Gaydos joins the ranks of past local hero award winners including Ken Balcomb; Bruce Barr; Sam and Barbara Buck; Alex Shapero; and Dylan De H’aeze. Every year, the award is presented to a present or former resident of San Juan Islands who has made outstanding contributions to the community’s quality of life. Recipients are recognized for their positive impact on people, animals, the arts, health or the environment, the festival’s website explained.
Attendees also cheered on their favorite films of the event, in the audience choice awards.
Audience choice winners
Best Tales from the Heart: “RBG,” directed by Julie Cohen and Betsy West. This film focuses on Supreme Court Justice Ruth Bader Ginsberg; documenting her career and family life, and weaving together an array of Ginsberg’s speeches and writings with a powerful interview with the judge herself.
Best Explorer and Adventure: “Maiden,” directed by Alex Holmes. This documentary tells the story of Tracy Edwards’ journey from charter boat cook to the captain of the first-ever all-female to enter the Whitbread Round the World Race in 1989.

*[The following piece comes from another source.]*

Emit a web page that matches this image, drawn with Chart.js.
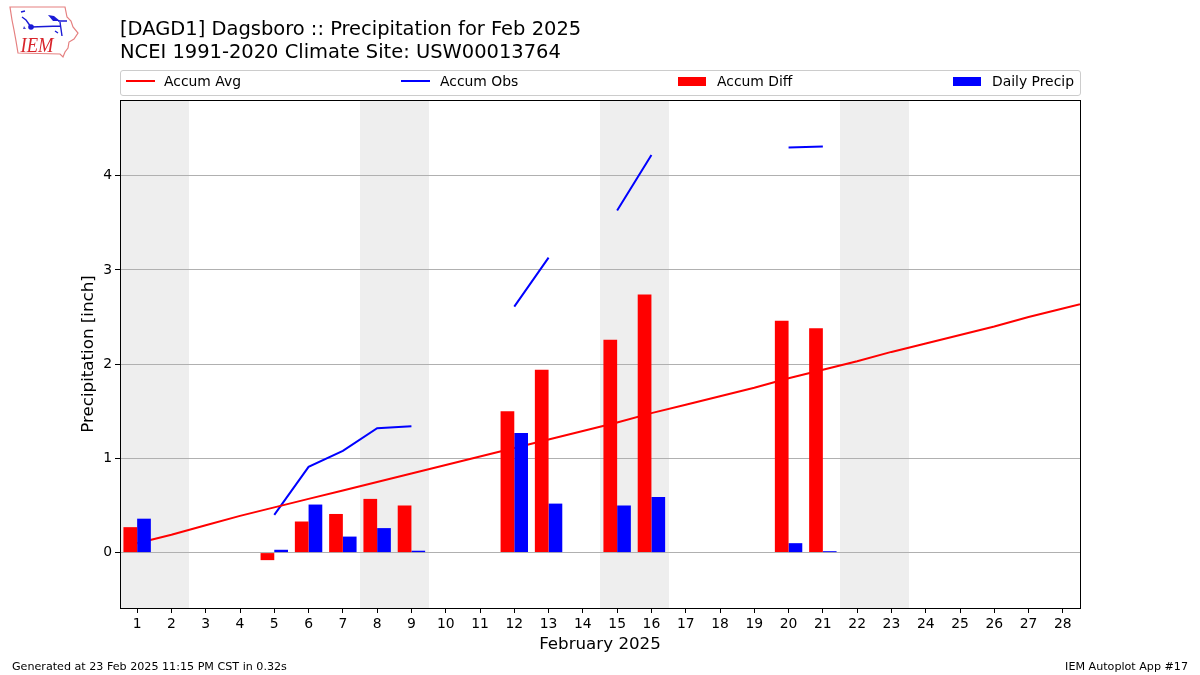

Best “Things to Consider”: “The Zen Speaker: Breaking the Silence,” directed by Robin Greenspun. This documentary shines a light on the dark world of sex trafficking and delves into the emotional and physical devastation survivors of sex trafficking are left with.
Best Short Film: “This Being Human,” directed by Aimie Vallant. The documentary follows young Iraqi immigrant Hameed as he tells the story of how he left his war-torn country at age 15 for his own survival and to pursue a more peaceful future with an education.
Audience Favorite: “The IF Project,” directed by Kathryn Horan. “The IF Project” shows the impact of an innovative program aimed at assisting incarcerated women to confront the circumstances that led to their imprisonment and help them down the journey of turning their lives around.
The Laszlo Pal Emerging Filmmaker Award: Katie Supplee for “The Last Crop.” This documentary illustrates the effects of the recession on a farming community and what the disappearance of small farms means for the country.
Student filmmaker winner in age category 13-17 was Friday Harbor High School senior Blake Budwill for “Fading Sound.” In this documentary, Budwill turns the spotlight to the endangered Southern resident orcas, investigating the the threats to the species.
For ages 18-26, Connor Von Kuetzing won with “Kill Your Darlings.” In this 22-minute film, friends and crew must talk a film director out of killing a heartless executive after he announces her movie will be recut.
“These films don’t just show us the issues, they show us a way out,” Ghatan said before playing a few of the winning documentaries.